■ What to produce
Locate the string "this" in the listing below. Copy every line where it is found.

■ Rows
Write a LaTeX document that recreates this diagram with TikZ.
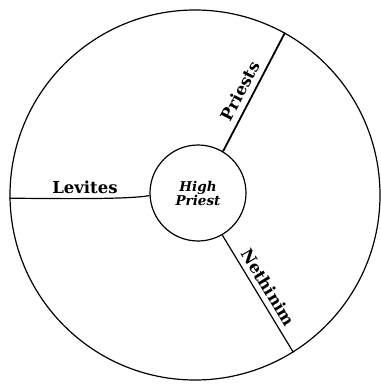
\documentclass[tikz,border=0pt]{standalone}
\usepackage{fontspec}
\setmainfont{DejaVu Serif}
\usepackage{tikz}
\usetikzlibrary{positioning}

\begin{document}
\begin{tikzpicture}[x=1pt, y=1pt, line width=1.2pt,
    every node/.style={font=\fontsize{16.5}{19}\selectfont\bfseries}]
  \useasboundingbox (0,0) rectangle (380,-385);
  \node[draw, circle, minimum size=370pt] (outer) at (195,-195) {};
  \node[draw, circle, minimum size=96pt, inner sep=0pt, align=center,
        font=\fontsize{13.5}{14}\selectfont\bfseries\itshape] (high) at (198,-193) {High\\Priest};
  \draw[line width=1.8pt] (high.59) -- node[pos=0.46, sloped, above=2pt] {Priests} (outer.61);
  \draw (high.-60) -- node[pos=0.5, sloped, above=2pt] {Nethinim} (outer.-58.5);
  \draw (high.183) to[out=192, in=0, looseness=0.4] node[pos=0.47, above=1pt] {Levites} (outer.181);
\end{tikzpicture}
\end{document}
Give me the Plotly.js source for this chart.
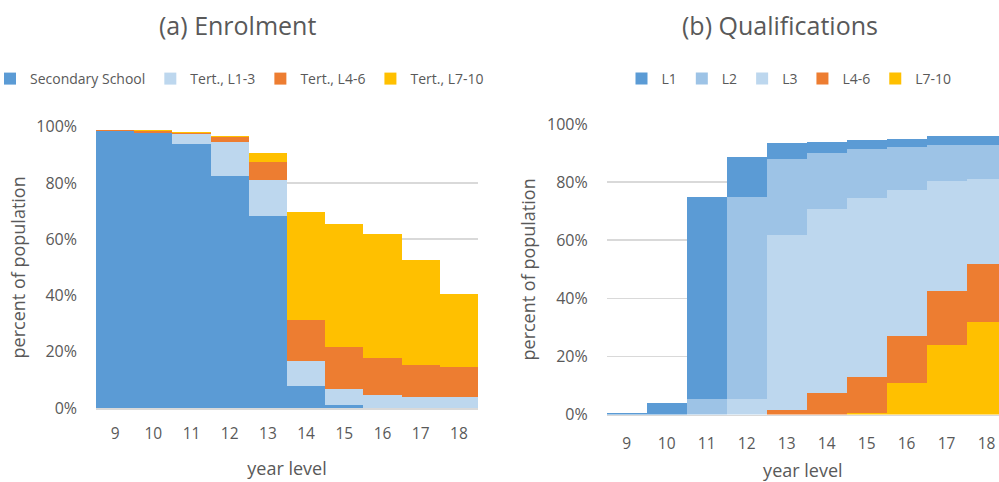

■ Exercise solution
Write a LaTeX document that recreates this diagram with TikZ.
Give me the Plotly.js source for this chart.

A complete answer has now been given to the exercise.